A public regulatory filing may justify broad AI assistance with modest controls. A whistleblower investigation, M&A diligence set, patent draft, or litigation strategy memo requires a much tighter posture. The same tool may be acceptable for one workflow and unacceptable for another.
Ask these questions in sequence.
What data is entering the system?
If users are entering privileged advice, client identifiers, protected health information, controlled technical data, or unreleased financials, you are already in high-stakes territory. The more sensitive the prompt, the less you can rely on policy alone.
What happens before the model sees it?
This is the question most teams skip. Is sensitive text masked, tokenized, or otherwise obfuscated before it is sent to the model? If not, then confidentiality is being delegated to user judgment and vendor assurances.
What does the vendor contractually commit to?
You want plain language on data handling, retention, training exclusion, security controls, incident response, and deployment options. If the contract leaves room for reinterpretation, legal should assume that room will matter later.
Can you audit use by matter, user, and event?
Without audit logging, you cannot investigate misuse, prove compliance, or answer a regulator confidently. For legal ops, this is often the dividing line between a pilot and a production system.
Can the environment match your risk tier?
Some organizations need SaaS. Others need sovereign hosting, private cloud, or on-prem deployment because of sector rules or internal policy.
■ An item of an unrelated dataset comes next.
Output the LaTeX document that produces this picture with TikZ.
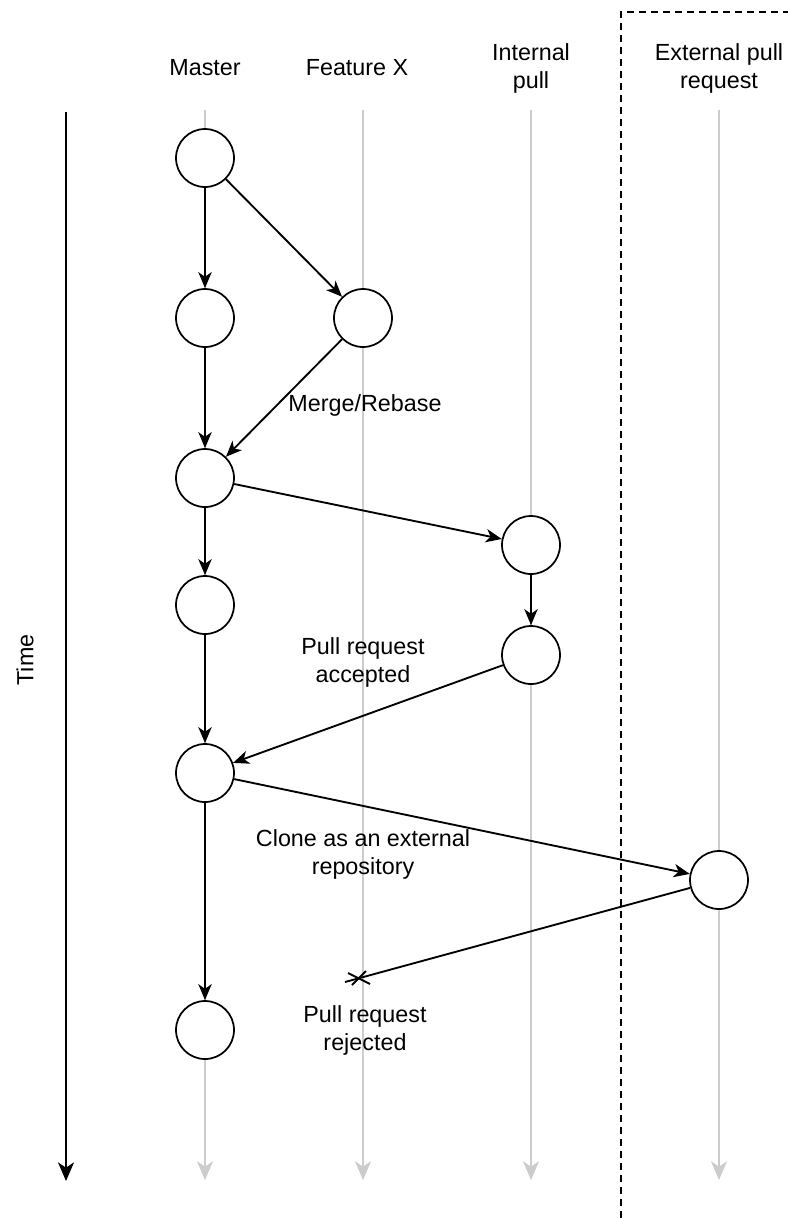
\documentclass[tikz,border=0pt]{standalone}
\usepackage{fontspec}
\setmainfont{Liberation Sans}
\usetikzlibrary{arrows.meta}
\definecolor{lanegray}{HTML}{CCCCCC}
\begin{document}
\begin{tikzpicture}[x=0.75pt,y=-0.75pt,
  commit/.style={circle,draw=black,line width=1.3pt,fill=white,minimum size=43.5pt,inner sep=0pt},
  lbl/.style={font=\fontsize{17.5}{21}\selectfont,align=center,inner sep=0pt},
  flow/.style={line width=1.4pt,-{Stealth[length=12pt,width=10pt,inset=3.5pt]}},
  lane/.style={draw=lanegray,line width=1.5pt,-{Stealth[length=14pt,width=12pt,inset=4pt]}}]
\useasboundingbox (0,0) rectangle (788,1218);
% lanes
\coordinate (mt) at (205,110); \coordinate (mb) at (205,1180);
\coordinate (ft) at (363,110); \coordinate (fb) at (363,1180);
\coordinate (it) at (531,110); \coordinate (ib) at (531,1180);
\coordinate (et) at (719,110); \coordinate (eb) at (719,1180);
\draw[lane] (mt) -- (mb);
\draw[lane] (ft) -- (fb);
\draw[lane] (it) -- (ib);
\draw[lane] (et) -- (eb);
% time
\coordinate (tt) at (66,112); \coordinate (tb) at (66,1181);
\draw[line width=1.5pt,-{Stealth[length=14pt,width=12pt,inset=4pt]}] (tt) -- (tb);
\node[lbl,rotate=90] (time) at (25,660) {Time};
% dashed boundary
\coordinate (d1) at (621,1218); \coordinate (d2) at (621,12); \coordinate (d3) at (788,12);
\draw[line width=1.2pt,dash pattern=on 5pt off 4pt] (d1) -- (d2) -- (d3);
% headers
\node[lbl] (hm) at (205,68) {Master};
\node[lbl] (hf) at (357,68) {Feature X};
\node[lbl] (hi) at (531,68) {Internal\\pull};
\node[lbl] (he) at (719,68) {External pull\\request};
% commits
\node[commit] (m1) at (205,158) {};
\node[commit] (m2) at (205,318) {};
\node[commit] (f1) at (363,318) {};
\node[commit] (m3) at (205,478) {};
\node[commit] (i1) at (531,545) {};
\node[commit] (m4) at (205,605) {};
\node[commit] (i2) at (531,655) {};
\node[commit] (m5) at (205,773) {};
\node[commit] (e1) at (719,880) {};
\node[commit] (m6) at (205,1030) {};
% edges
\draw[flow] (m1) -- (m2);
\draw[flow] (m1) -- (f1);
\draw[flow] (m2) -- (m3);
\draw[flow] (f1) -- (m3);
\draw[flow] (m3) -- (i1);
\draw[flow] (m3) -- (m4);
\draw[flow] (i1) -- (i2);
\draw[flow] (m4) -- (m5);
\draw[flow] (i2) -- (m5);
\draw[flow] (m5) -- (e1);
\draw[flow] (m5) -- (m6);
\coordinate (rej) at (345,982);
\coordinate (xc) at (359,978);
\draw[line width=1.4pt] (e1) -- (rej);
\draw[line width=1.4pt] ([shift={(-11,-5)}]xc) -- ([shift={(11,6)}]xc);
\draw[line width=1.4pt] ([shift={(-7,7)}]xc) -- ([shift={(7,-7)}]xc);
% labels
\node[lbl] (lmr) at (365,405) {Merge/Rebase};
\node[lbl] (lpa) at (363,662) {Pull request\\accepted};
\node[lbl] (lce) at (363,854) {Clone as an external\\repository};
\node[lbl] (lpr) at (365,1030) {Pull request\\rejected};
\end{tikzpicture}
\end{document}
Flexibility matters because legal confidentiality standards are not uniform across industries.
Why single-model trust is the wrong mental model
There is another problem hiding behind the confidentiality question. Even if one model environment meets your security requirements, relying on a single model can create a separate risk: weak legal reasoning, incomplete extraction, or uneven output quality across matter types.
Legal teams do not need one model to be declared the universal winner. They need a governed way to compare outputs while keeping sensitive content controlled. Model variance is real. A contract clause analysis task, a deposition summary, and a regulatory memo may each perform differently across models.
That means the security answer and the quality answer should be solved together. Otherwise teams end up choosing between broader model access and tighter governance, which is a false tradeoff.
This is where an enterprise control layer becomes practical. Instead of pushing lawyers toward uncontrolled public tools or forcing everyone into one vendor’s strengths and weaknesses, a governed workspace can compare multiple frontier models side by side, apply prompt-time data protection, and preserve audit visibility. That is a much more defensible operating model for legal AI.
Is legal AI confidential enough for privileged work?
Sometimes, but only under disciplined conditions.
Privilege is not a marketing concept. It is a doctrine with consequences. Whether AI use affects privilege can depend on jurisdiction, facts, supervision, vendor role, and the nature of the disclosure. That is why overconfident vendor language should make legal buyers nervous.
A safer approach is to assume privileged work requires elevated controls, documented review, and limited workflows until your organization is satisfied that the system design, contract terms, and internal policies support that use. High-value legal work deserves a narrower lane than generic knowledge tasks.
If your AI environment cannot segregate access, protect prompts before model exposure, and show a clean audit trail, then privileged matters should stay out of it.
The practical answer for legal leaders
So, is legal ai confidential?
It can be. But confidentiality is earned by system design, not claimed by branding. For legal teams, the standard should be simple: if you cannot control what reaches the model, verify what the vendor does with data, and reconstruct usage later, then the tool is not ready for serious legal work.
That does not mean legal AI should be avoided. It means legal AI should be governed like any other high-risk system. The organizations getting this right are not banning AI and they are not accepting consumer-grade convenience in exchange for trust. They are building controlled access, prompt-time protection, auditability, and deployment options into the adoption plan from day one.
For risk-sensitive teams, that is the only credible path. Your lawyers should be able to use AI without gambling on where confidential data ends up after they hit enter.